Much to my surprise the dinner was one of the more pleasant ones I have had since returning to the US. As it turns out, the person I met actually lives about an hour from where I live in North Carolina. He commutes to Jacksonville as needed since he travels around the world most of the time anyway. Some of his suppliers in other parts of his business are my customers in Asia. We compared notes on people, food, customs. It is not that often I meet someone in the US that knows people I know in China, Japan, etc.

Another lesson learned - keep an open mind. As the world shrinks, you never know when or where you will meet a kindred spirit.

Sunday, February 5, 2012

"Back" to work.....

For the past 18 years I have spent approximately 150 days a year traveling around the world.  My travel pre and post ex-pat assignment has stayed quite consistent. In January, I spent a week in Japan, visited my daughter in LA, made a domestic trip to visit customers and took several people to Argentina for a week. I managed to play 4 rounds of golf on three continents. Business as usual... and then I threw my back out hitting practice balls on the driving range near my home. I am not prone to back problems and fully expected to take some Ibuprofen, skip a day of exercise and be fine the day after. No such luck. By the evening of my injury, I knew I would be working from home the next day since walking and to some extent breathing was difficult.

I stayed home a couple of days on my back - pecking out emails on my IPad because it was too hard to sit up and type on my laptop. I put heat on my back initially when I should have used ice. Fortunately my wife was kind enough to suggest that I "Google" how to treat my back - she already knew the right answer but also knew it was better for me to hear it from Google especially in the grumpy state the bad back put me in. My condition got worse on day 3 (I foolishly spent 35 minutes on an exercise bike and went to the office only to return in extreme pain). As a result, I spent a couple more days at home alternating ice packs, heat and ingesting more ibuprofen then the bottle recommends.

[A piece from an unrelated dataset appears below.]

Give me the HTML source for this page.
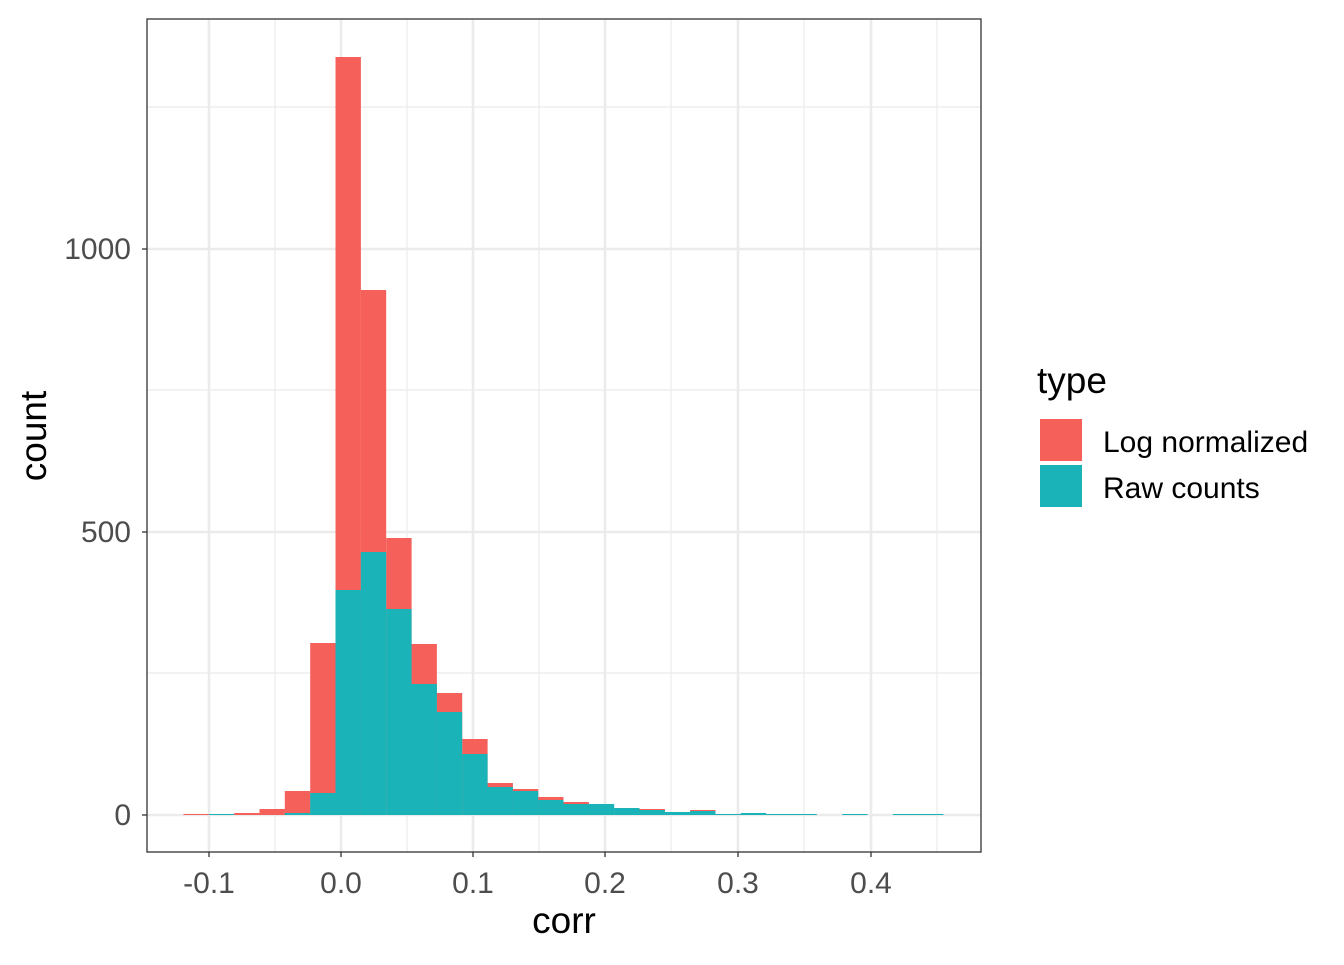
<!DOCTYPE html>
<html><head><meta charset="utf-8"><style>
html,body{margin:0;padding:0;background:#fff;}
svg text{font-family:"Liberation Sans",Arial,sans-serif;}
</style></head><body>
<svg width="1344" height="960" viewBox="0 0 1344 960" xmlns="http://www.w3.org/2000/svg">
<rect x="0" y="0" width="1344" height="960" fill="#fff"/>
<g stroke="#ebebeb" stroke-width="1.2">
<line x1="147" x2="981" y1="107" y2="107"/><line x1="147" x2="981" y1="390" y2="390"/><line x1="147" x2="981" y1="673" y2="673"/>
<line y1="19" y2="852" x1="275" x2="275"/><line y1="19" y2="852" x1="407" x2="407"/><line y1="19" y2="852" x1="539" x2="539"/><line y1="19" y2="852" x1="671" x2="671"/><line y1="19" y2="852" x1="804" x2="804"/><line y1="19" y2="852" x1="937" x2="937"/>
</g>
<g stroke="#ebebeb" stroke-width="2.6">
<line x1="147" x2="981" y1="249" y2="249"/><line x1="147" x2="981" y1="532" y2="532"/><line x1="147" x2="981" y1="815" y2="815"/>
<line y1="19" y2="852" x1="209" x2="209"/><line y1="19" y2="852" x1="341" x2="341"/><line y1="19" y2="852" x1="473" x2="473"/><line y1="19" y2="852" x1="605" x2="605"/><line y1="19" y2="852" x1="738" x2="738"/><line y1="19" y2="852" x1="871" x2="871"/>
</g>
<g fill="#F5605B">
<rect x="183.5" y="814" width="25.4" height="1"/>
<rect x="234.2" y="813" width="25.4" height="2"/>
<rect x="259.5" y="809" width="25.4" height="6"/>
<rect x="284.8" y="791" width="25.4" height="24"/>
<rect x="310.2" y="643" width="25.4" height="172"/>
<rect x="335.5" y="57" width="25.4" height="758"/>
<rect x="360.8" y="290" width="25.4" height="525"/>
<rect x="386.2" y="538" width="25.4" height="277"/>
<rect x="411.5" y="644" width="25.4" height="171"/>
<rect x="436.8" y="693" width="25.4" height="122"/>
<rect x="462.2" y="739" width="25.4" height="76"/>
<rect x="487.5" y="783" width="25.4" height="32"/>
<rect x="512.8" y="789" width="25.4" height="26"/>
<rect x="538.1" y="797" width="25.4" height="18"/>
<rect x="563.5" y="802" width="25.4" height="13"/>
<rect x="639.5" y="809" width="25.4" height="6"/>
<rect x="690.1" y="810" width="25.4" height="5"/>
</g>
<g fill="#19B3B8">
<rect x="208.9" y="814" width="25.4" height="1"/>
<rect x="284.8" y="813" width="25.4" height="2"/>
<rect x="310.2" y="793" width="25.4" height="22"/>
<rect x="335.5" y="590" width="25.4" height="225"/>
<rect x="360.8" y="552" width="25.4" height="263"/>
<rect x="386.2" y="609" width="25.4" height="206"/>
<rect x="411.5" y="684" width="25.4" height="131"/>
<rect x="436.8" y="712" width="25.4" height="103"/>
<rect x="462.2" y="754" width="25.4" height="61"/>
<rect x="487.5" y="787" width="25.4" height="28"/>
<rect x="512.8" y="791" width="25.4" height="24"/>
<rect x="538.1" y="800" width="25.4" height="15"/>
<rect x="563.5" y="804" width="25.4" height="11"/>
<rect x="588.8" y="804" width="25.4" height="11"/>
<rect x="614.1" y="808" width="25.4" height="7"/>
<rect x="639.5" y="810" width="25.4" height="5"/>
<rect x="664.8" y="812" width="25.4" height="3"/>
<rect x="690.1" y="811" width="25.4" height="4"/>
<rect x="715.5" y="814" width="25.4" height="1"/>
<rect x="740.8" y="813" width="25.4" height="2"/>
<rect x="766.1" y="814" width="25.4" height="1"/>
<rect x="791.4" y="814" width="25.4" height="1"/>
<rect x="842.1" y="814" width="25.4" height="1"/>
<rect x="892.8" y="814" width="25.4" height="1"/>
<rect x="918.1" y="814" width="25.4" height="1"/>
</g>
<rect x="147" y="19" width="834" height="833" fill="none" stroke="#333" stroke-width="1.3"/>
<g stroke="#333" stroke-width="1.3">
<line x1="142" x2="147" y1="249" y2="249"/><line x1="142" x2="147" y1="532" y2="532"/><line x1="142" x2="147" y1="815" y2="815"/>
<line y1="852" y2="857" x1="209" x2="209"/><line y1="852" y2="857" x1="341" x2="341"/><line y1="852" y2="857" x1="473" x2="473"/><line y1="852" y2="857" x1="605" x2="605"/><line y1="852" y2="857" x1="738" x2="738"/><line y1="852" y2="857" x1="871" x2="871"/>
</g>
<g font-size="30" fill="#4d4d4d" text-anchor="end">
<text x="131" y="259">1000</text><text x="131" y="542">500</text><text x="131" y="825">0</text>
</g>
<g font-size="30" fill="#4d4d4d" text-anchor="middle">
<text x="209" y="893">-0.1</text><text x="341" y="893">0.0</text><text x="473" y="893">0.1</text><text x="605" y="893">0.2</text><text x="738" y="893">0.3</text><text x="871" y="893">0.4</text>
</g>
<text x="564" y="933" font-size="37" text-anchor="middle" fill="#000">corr</text>
<text transform="translate(46,436) rotate(-90)" font-size="37" text-anchor="middle" fill="#000">count</text>
<text x="1037" y="393" font-size="37" fill="#000">type</text>
<rect x="1040" y="419" width="42" height="42" fill="#F5605B"/>
<rect x="1040" y="465" width="42" height="42" fill="#19B3B8"/>
<text x="1103" y="452" font-size="30" fill="#000">Log normalized</text>
<text x="1103" y="498" font-size="30" fill="#000">Raw counts</text>
</svg>
</body></html>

It has been a week since the full swing with a 4 iron reduced me to a teary, kneeling mess on the driving range but the experience has taught me many things besides stretching my aging body before hitting golf balls. The first thing is to appreciate my health. When it is hard to walk and draw a deep breath - little else matters. Fortunately, I had no travel planned for last week. I could still communicate with customers in Sydney, Singapore, Tokyo and New York as if nothing had happened but I kept coming back to the thought of how I had rarely missed a day of work in the prior 25 years. Like many, I took an occasional "mental health" day but as I lose about 15 to 20 weekends a year to travel, the "one off" mental health day still seemed like the company was getting the better end of the work bargain.  From the back of mind came the thought - what if I got a permanent injury and could no longer live the type of life I live now?

As the painful days passed,  I vowed to appreciate my health more and to try to do more to ensure I stay healthy.  I have always exercised, sometimes probably as much for my head as my body. It was much harder for me not to exercise than not to go to work.  Despite decades of daily exercise, I never took time for stretching, cooling down or slowing down when my body was telling me to take a day off.

Reflecting on what you would do if you lost your health leads to other questions - am I making the best use of the time I have? When you look in the mirror and the answer to that question is probably not - then it is time for more reflection.

My back is now at about 85% of normal - good enough to go to the office tomorrow and hopefully good enough to get on a plane Wednesday. The question I really need to go "back" to is would I be happier making a change.